(photo credit: INGIMAGE)
With much fanfare, Finance Minister Yair Lapid and Justice Minister Tzipi Livni last week heralded the advent of yet another rent-control bill.
Livni was particularly upbeat: “As of today property owners cannot determine things,” she proclaimed. “From this day on, we, the state, will determine everything – for everyone.”
It would hardly be unwarranted to wonder whether her assertive sentiment could truly promote the interests of either landlords or tenants.
If the object of regulating the rental market were to restrict the options of apartment owners then no problem would exist and no need would manifest itself for officialdom’s further intervention.
This is because our law books contain a wealth of legislation so severely undercutting the interests of proprietors that for long decades rental flats were barely available.
Rent was so rigorously controlled that whole swaths of old Tel Aviv, for example, were subject to yesteryear’s socialist-inspired regulations that made it impossible to collect realistic rents and froze them, often at pre-state levels.
The dilapidation and neglect are still evident in prime seaside locations that look like blitzed streets in wartime.
It paid to keep spare flats empty rather than subject them to strangulating regulation. That changed only in the early 1990s, with the influx of olim from the former USSR. To increase housing options, the rental market was significantly deregulated. The effect was striking and immediate.
More than 20 years on, it is still doing this country a great deal of good, and it is estimated that over a quarter of urban Israelis reside in rented quarters.
That is not to say that there aren’t landlords who take wrongful advantage of the opportunity, subdivide flats into unsuitable cubbyholes, demand exorbitant rents and frequently hike them. But that is chiefly the problem in lucrative big-city locations. It’s the global state of affairs.
Space in the bustling hearts of central cities – from New York, London, Paris, Moscow and all the way to Tel Aviv – doesn’t come cheap.
Livni and Lapid may well be echoing yuppie constituents, largely in Tel Aviv. But further away from the trendy hubs, it is a whole different picture.
Tampering with the availability of flats and with today’s relatively bureaucracy-free rental process may simply remove units from the market. The resulting decrease in supply would inevitably send rents spiraling upwards.
Ministerial hubris cannot obviate fundamental principles of the marketplace.

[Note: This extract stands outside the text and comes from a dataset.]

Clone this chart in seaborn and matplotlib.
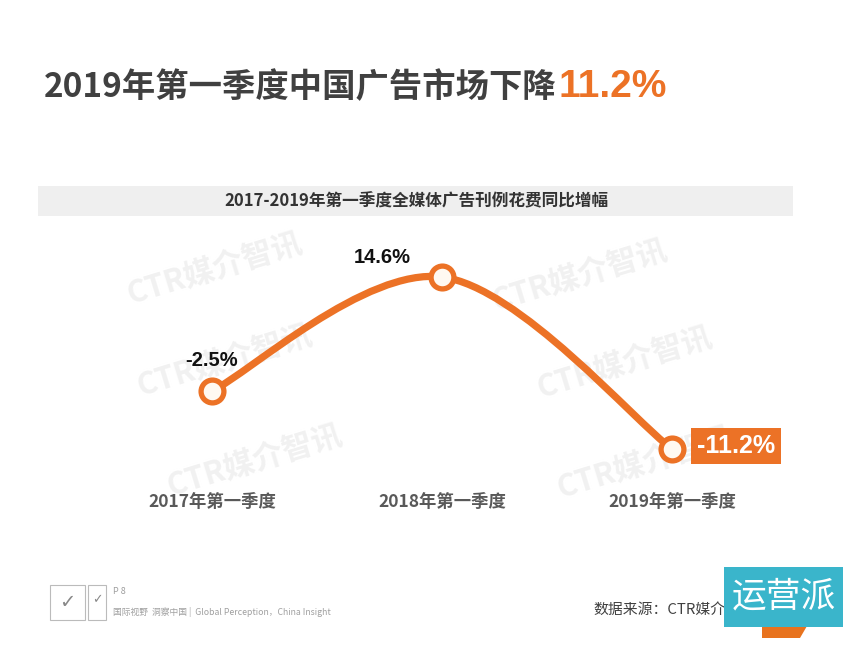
import numpy as np
import pandas as pd
import matplotlib.pyplot as plt
import seaborn as sns
from matplotlib.path import Path
from matplotlib.patches import PathPatch, Rectangle, Polygon

# data
quarters = ["2017年第一季度", "2018年第一季度", "2019年第一季度"]
growth = [-2.5, 14.6, -11.2]
value_labels = ["-2.5%", "14.6%", "-11.2%"]

title_main = "2019年第一季度中国广告市场下降"
title_hl = "11.2%"
subtitle = "2017-2019年第一季度全媒体广告刊例花费同比增幅"
source = "数据来源：CTR媒介智讯"
footer_page = "P 8"
footer_slogan = "国际视野  洞察中国 |  Global Perception，China Insight"
watermark = "CTR媒介智讯"

ORANGE = "#EC7226"
DARK = "#404040"

sns.set_style("white")
plt.rcParams["font.family"] = ["Noto Sans CJK SC", "DejaVu Sans"]

W, H = 864, 647
fig = plt.figure(figsize=(W / 100, H / 100), dpi=100)


def fx(px):
    return px / W


def fy(py):
    return 1 - py / H


# faint watermarks behind everything
for cx, cy in [(215, 268), (225, 360), (255, 460), (580, 275), (625, 362), (645, 462)]:
    fig.text(fx(cx), fy(cy), watermark, color="#F1F1F1", fontsize=22, fontweight="bold",
             rotation=17, ha="center", va="center", zorder=-2)

# title
t1 = fig.text(fx(44), fy(97), title_main, fontsize=24, fontweight="bold", color=DARK,
              ha="left", va="baseline")
fig.canvas.draw()
bb = t1.get_window_extent()
fig.text(bb.x1 / W + 0.002, fy(97), title_hl, fontsize=28, fontweight="bold", color=ORANGE,
         family=["Liberation Sans"], ha="left", va="baseline")

# subtitle band
fig.patches.append(Rectangle((fx(38), fy(216)), fx(793) - fx(38), 30 / H,
                             transform=fig.transFigure, facecolor="#EFEFEF", edgecolor="none",
                             zorder=-1))
fig.text(fx(416), fy(201), subtitle, fontsize=12, fontweight="bold", color="#333333",
         ha="center", va="center")

# main chart axes, x spacing 230px per quarter
ax = fig.add_axes([0, fy(480), 1, 240 / H])
ax.set_facecolor("none")
ax.set_zorder(1)

df = pd.DataFrame({"quarter": quarters, "growth": growth})
xs = np.arange(len(quarters))

# smoothed line (Catmull-Rom style bezier through the points)
pts = np.column_stack([xs, df["growth"].values]).astype(float)
verts = [pts[0]]
codes = [Path.MOVETO]
n = len(pts)
for i in range(n - 1):
    p_prev = pts[max(i - 1, 0)]
    p0 = pts[i]
    p1 = pts[i + 1]
    p_next = pts[min(i + 2, n - 1)]
    verts += [p0 + (p1 - p_prev) / 6, p1 - (p_next - p0) / 6, p1]
    codes += [Path.CURVE4] * 3
ax.add_patch(PathPatch(Path(verts, codes), fill=False, edgecolor=ORANGE, linewidth=5.2,
                       capstyle="round", zorder=2))

sns.scatterplot(x=xs, y=df["growth"], s=270, color="#FFF9F1", edgecolor=ORANGE,
                linewidth=3.8, zorder=3, ax=ax)

ax.set_xlim(-212 / 230, 2 + 192 / 230)
ax.set_ylim(-15.84, 20.15)
ax.axis("off")

# value labels
ax.annotate(value_labels[0], (xs[0], growth[0]), xytext=(0, 22), textcoords="offset points",
            ha="center", va="center", fontsize=14.5, fontweight="bold", color="#111111",
            family=["Liberation Sans"])
ax.annotate(value_labels[1], (xs[1], growth[1]), xytext=(-43, 14), textcoords="offset points",
            ha="center", va="center", fontsize=14.5, fontweight="bold", color="#111111",
            family=["Liberation Sans"])
ax.annotate(value_labels[2], (xs[2], growth[2]), xytext=(46, 2), textcoords="offset points",
            ha="center", va="center", fontsize=18, fontweight="bold", color="white",
            family=["Liberation Sans"],
            bbox=dict(boxstyle="square,pad=0.24", facecolor=ORANGE, edgecolor="none"))

# category labels
for x, q in zip(xs, quarters):
    ax.annotate(q, (x, 0), xycoords=("data", "figure fraction"), xytext=(0, fy(502) * H * 0.72),
                textcoords="offset points", ha="center", va="center", fontsize=12.5,
                fontweight="bold", color="#595959")

# footer
fig.patches.append(Rectangle((fx(50), fy(620)), 35 / W, 35 / H, transform=fig.transFigure,
                             facecolor="white", edgecolor="#BBBBBB", linewidth=0.8))
fig.patches.append(Rectangle((fx(88), fy(620)), 18 / W, 35 / H, transform=fig.transFigure,
                             facecolor="white", edgecolor="#BBBBBB", linewidth=0.8))
fig.text(fx(67.5), fy(602), "✓", fontsize=14, color="#888888", ha="center", va="center",
         family=["DejaVu Sans"])
fig.text(fx(97), fy(600), "✓", fontsize=9, color="#888888", ha="center", va="center",
         family=["DejaVu Sans"])
fig.text(fx(113), fy(592), footer_page, fontsize=6.5, color="#A0A0A0", ha="left", va="center")
fig.text(fx(113), fy(612), footer_slogan, fontsize=6.3, color="#A0A0A0", ha="left", va="center")
fig.text(fx(593), fy(610), source, fontsize=10.7, color=DARK, ha="left", va="center")

# overlay badge
fig.patches.append(Polygon([[fx(762), fy(626)], [fx(807), fy(626)], [fx(800), fy(638)],
                            [fx(762), fy(638)]], closed=True, transform=fig.transFigure,
                           facecolor="#E8731E", edgecolor="none", zorder=4))
fig.patches.append(Rectangle((fx(724), fy(627)), 119 / W, 60 / H, transform=fig.transFigure,
                             facecolor="#3AB5CB", edgecolor="none", zorder=5))
fig.text(fx(783.5), fy(597), "运营派", fontsize=25, color="white", ha="center", va="center",
         zorder=6)

fig.savefig("out.png", dpi=100)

Furthermore, the attempt to portray landlords as tycoons is spurious. On the Israeli scene, most apartments are let by middle class owners with one extra unit – be it via inheritance, savings, in lieu of pension investment or by oldsters who moved to retirement homes. On the whole, big business is not in the business of letting apartments.

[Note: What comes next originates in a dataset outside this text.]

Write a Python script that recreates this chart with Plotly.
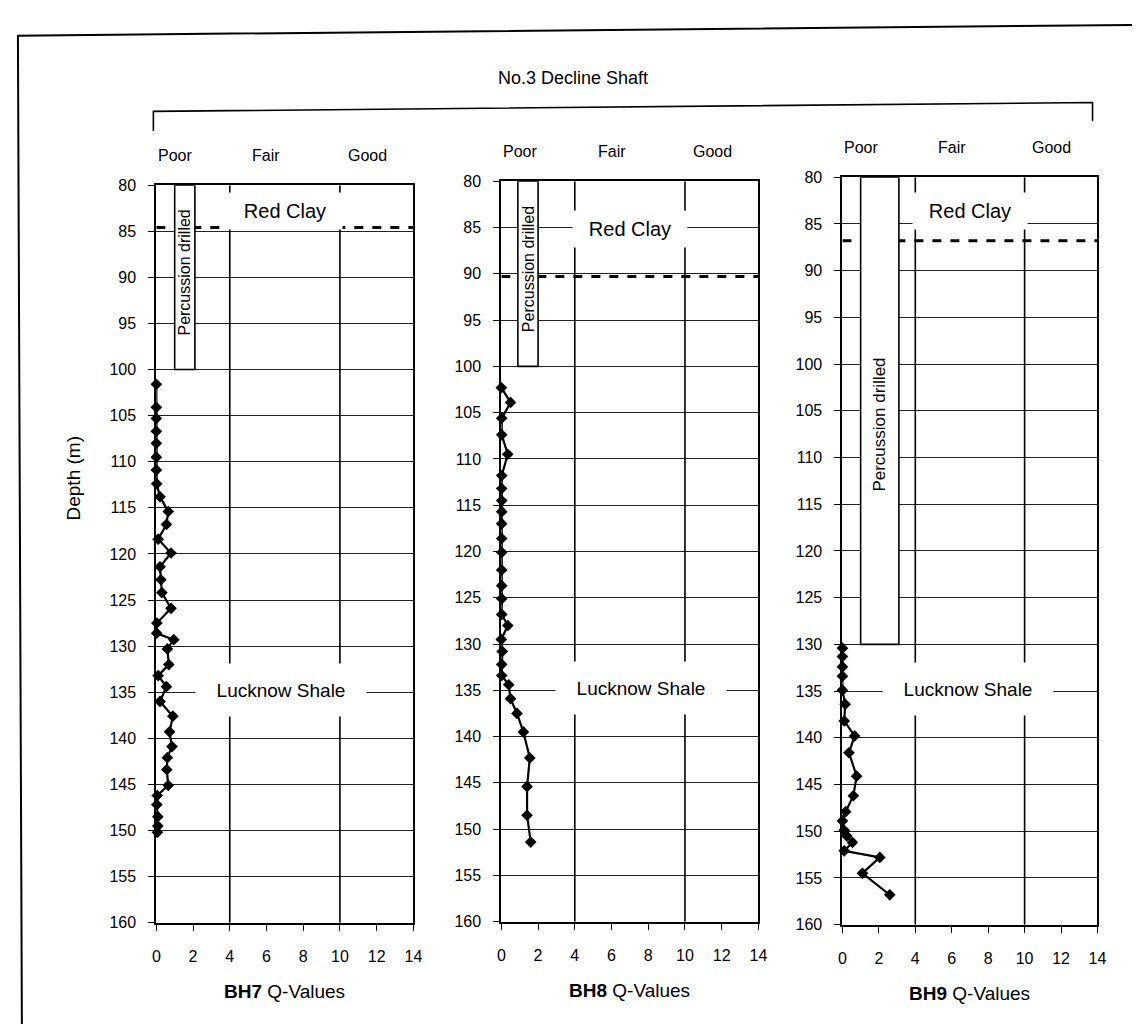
import plotly.graph_objects as go

# ---------------- data ----------------
bh7_depth = [101.6, 104.1, 105.3, 106.7, 108.0, 109.5, 110.9, 112.4, 113.8, 115.4,
             116.8, 118.4, 119.9, 121.4, 122.8, 124.2, 125.9, 127.5, 128.6, 129.3,
             130.3, 132.0, 133.2, 134.4, 136.0, 137.6, 139.3, 140.9, 142.1, 143.4,
             145.1, 146.2, 147.2, 148.5, 149.5, 150.2]
bh7_q = [0.0, 0.0, 0.0, 0.0, 0.0, 0.0, 0.0, 0.02, 0.2, 0.65,
         0.55, 0.1, 0.8, 0.2, 0.25, 0.3, 0.8, 0.03, 0.02, 0.95,
         0.6, 0.68, 0.1, 0.55, 0.2, 0.9, 0.72, 0.85, 0.6, 0.57,
         0.65, 0.05, 0.03, 0.08, 0.08, 0.06]

bh8_depth = [102.3, 103.9, 105.6, 107.4, 109.5, 111.8, 113.2, 114.5, 115.7, 117.0,
             118.6, 120.1, 122.0, 123.7, 125.1, 126.8, 128.0, 129.5, 130.8, 132.2,
             133.4, 134.4, 135.9, 137.5, 139.5, 142.3, 145.4, 148.5, 151.4]
bh8_q = [0.0, 0.5, 0.02, 0.02, 0.35, 0.02, 0.02, 0.02, 0.02, 0.02,
         0.02, 0.02, 0.02, 0.02, 0.02, 0.02, 0.35, 0.0, 0.05, 0.02,
         0.02, 0.4, 0.5, 0.85, 1.2, 1.55, 1.4, 1.4, 1.6]

bh9_depth = [130.4, 131.3, 132.4, 133.4, 134.9, 136.4, 138.2, 139.8, 141.6, 144.1,
             146.2, 147.9, 148.9, 149.9, 150.5, 151.2, 152.1, 152.8, 154.5, 156.8]
bh9_q = [0.0, 0.0, 0.0, 0.0, 0.0, 0.15, 0.1, 0.67, 0.36, 0.78,
         0.6, 0.18, 0.0, 0.1, 0.24, 0.55, 0.1, 2.05, 1.1, 2.6]

boreholes = ["BH7", "BH8", "BH9"]
red_clay_base = [84.6, 90.3, 86.8]
red_clay_label_y = [82.8, 85.2, 83.6]
lucknow_label_x = [6.8, 7.6, 6.9]
percussion_x = [(1.0, 2.1), (0.9, 2.0), (1.0, 3.1)]
percussion_base = [100, 100, 130]
percussion_label_y = [89.5, 89.5, 106.5]
quality_labels = ["Poor", "Fair", "Good"]
quality_label_x = [1.0, 6.0, 11.5]
quality_bounds = [4, 10]
depth_ticks = list(range(80, 161, 5))
q_ticks = list(range(0, 15, 2))

# ---------------- layout geometry ----------------
W, H = 1140, 1025
def px(x):
    return x / W
def py(y):
    return 1 - y / H

panels = [
    dict(x0=146, x1=406, y0=172, y1=922, depth=bh7_depth, q=bh7_q),
    dict(x0=495, x1=755, y0=168, y1=921, depth=bh8_depth, q=bh8_q),
    dict(x0=840, x1=1098, y0=164, y1=924, depth=bh9_depth, q=bh9_q),
]

FONT = "Liberation Sans, Arial, sans-serif"
fig = go.Figure()
shapes = []
annotations = []

for i, p in enumerate(panels):
    n = "" if i == 0 else str(i + 1)
    xa, ya = "x" + n, "y" + n
    fig.add_trace(go.Scatter(
        x=p["q"], y=p["depth"], xaxis=xa, yaxis=ya, mode="lines+markers",
        line=dict(color="black", width=2.2),
        marker=dict(symbol="diamond", size=9, color="black"),
        showlegend=False, cliponaxis=False))
    fig.layout["xaxis" + n] = dict(
        domain=[px(p["x0"]), px(p["x1"])], range=[0, 14], anchor=ya,
        tickvals=q_ticks, ticks="outside", ticklen=6, tickcolor="black",
        ticklabelstandoff=12,
        showgrid=False, zeroline=False, showline=True, mirror=True,
        linecolor="black", linewidth=2,
        tickfont=dict(family=FONT, size=16, color="black"))
    fig.layout["yaxis" + n] = dict(
        domain=[py(p["y1"]), py(p["y0"])], range=[160, 80], anchor=xa,
        tickvals=depth_ticks, ticks="outside", ticklen=6, tickcolor="black",
        ticklabelstandoff=9,
        showgrid=True, gridcolor="#222", gridwidth=1, zeroline=False,
        showline=True, mirror=True, linecolor="black", linewidth=2,
        tickfont=dict(family=FONT, size=16, color="black"))

    xr, yr = xa, ya
    # Poor/Fair/Good boundaries
    for b in quality_bounds:
        shapes.append(dict(type="line", xref=xr, yref=yr, x0=b, x1=b, y0=80, y1=160,
                           line=dict(color="black", width=1.6), layer="between"))
    # Red clay dashed boundary
    shapes.append(dict(type="line", xref=xr, yref=yr, x0=0, x1=14,
                       y0=red_clay_base[i], y1=red_clay_base[i],
                       line=dict(color="black", width=3, dash="dash"), layer="between"))
    # Percussion drilled box
    bx0, bx1 = percussion_x[i]
    shapes.append(dict(type="rect", xref=xr, yref=yr, x0=bx0, x1=bx1, y0=80,
                       y1=percussion_base[i], fillcolor="white",
                       line=dict(color="black", width=1.6), layer="between"))
    annotations.append(dict(xref=xr, yref=yr, x=(bx0 + bx1) / 2, y=percussion_label_y[i],
                            text="Percussion drilled", textangle=-90, showarrow=False,
                            xanchor="center", yanchor="middle",
                            font=dict(family=FONT, size=16 if i < 2 else 17, color="black")))
    # Red Clay label
    annotations.append(dict(xref=xr, yref=yr, x=7.0, y=red_clay_label_y[i],
                            text="Red Clay", showarrow=False, bgcolor="white",
                            width=112, height=34, xanchor="center", yanchor="middle",
                            font=dict(family=FONT, size=20, color="black")))
    # Lucknow Shale label
    annotations.append(dict(xref=xr, yref=yr, x=lucknow_label_x[i], y=134.8,
                            text="Lucknow Shale", showarrow=False, bgcolor="white",
                            width=168, height=50, xanchor="center", yanchor="middle",
                            font=dict(family=FONT, size=19, color="black")))
    # Quality labels
    for lab, lx in zip(quality_labels, quality_label_x):
        annotations.append(dict(xref=xr, yref="paper", x=lx, y=py(p["y0"] - 30),
                                text=lab, showarrow=False, xanchor="center",
                                yanchor="middle",
                                font=dict(family=FONT, size=16, color="black")))
    # Axis title
    annotations.append(dict(xref="paper", yref="paper",
                            x=px((p["x0"] + p["x1"]) / 2), y=py(p["y1"] + 70),
                            text="<b>" + boreholes[i] + "</b> Q-Values", showarrow=False,
                            xanchor="center", yanchor="middle",
                            font=dict(family=FONT, size=19, color="black")))

# Depth axis label
annotations.append(dict(xref="paper", yref="paper", x=px(62), y=py(470),
                        text="Depth (m)", textangle=-90, showarrow=False,
                        xanchor="center", yanchor="middle",
                        font=dict(family=FONT, size=19, color="black")))
# Main title
annotations.append(dict(xref="paper", yref="paper", x=px(567), y=py(63),
                        text="No.3 Decline Shaft", showarrow=False,
                        xanchor="center", yanchor="middle",
                        font=dict(family=FONT, size=18, color="black")))

# Bracket
shapes.append(dict(type="path", xref="paper", yref="paper",
                   path=f"M {px(143)},{py(117)} L {px(143)},{py(97)} L {px(1093)},{py(88)} L {px(1093)},{py(107)}",
                   line=dict(color="black", width=1.6)))
# Outer frame
shapes.append(dict(type="path", xref="paper", yref="paper",
                   path=f"M {px(10)},{py(1025)} L {px(6)},{py(20)} L {px(1140)},{py(9)}",
                   line=dict(color="black", width=2)))

fig.update_layout(width=W, height=H, margin=dict(l=0, r=0, t=0, b=0),
                  paper_bgcolor="white", plot_bgcolor="white",
                  shapes=shapes, annotations=annotations,
                  font=dict(family=FONT, color="black"))

fig.write_html("out.html")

The good news is that the bill is still far from adoption.
Even if it is ultimately passed, moreover, it would be difficult to enforce its convoluted requirements unless the sides sue each other, and instant gratification is nearly impossible in such a process. This bill’s provisions are too poorly defined to afford reliable redress.
It is hard to envision renters rushing to engage in lengthy legal battles in a scenario of decreasing supply and rising demand, and it is even harder to presume that under-the-table deals could be entirely prevented.
Thhe blatant intention to turn overloaded local authorities into quasi-overseers is another source of difficulty.
The implementation of much of the new bill would hinge on municipalities putting together data banks of rental contracts to define what is widespread and acceptable.
It is safe to assume that the cities would balk at the additional burden if this demand becomes compulsory. If the process is voluntary, it is equally safe to assume that no city would take on the extra burden.
All this and much more (going, for instance, into the nitty-gritty of whether renters can be charged additionally for an air conditioner and who bears the responsibility for its repair) is contemplated for a market that is especially sensitive to bull-in-the-china-shop initiatives.
If enacted, this could have lose-lose consequences – depriving small time ma-and-pa owners of legitimate income, while obliging renters to shell out greater portions of their income.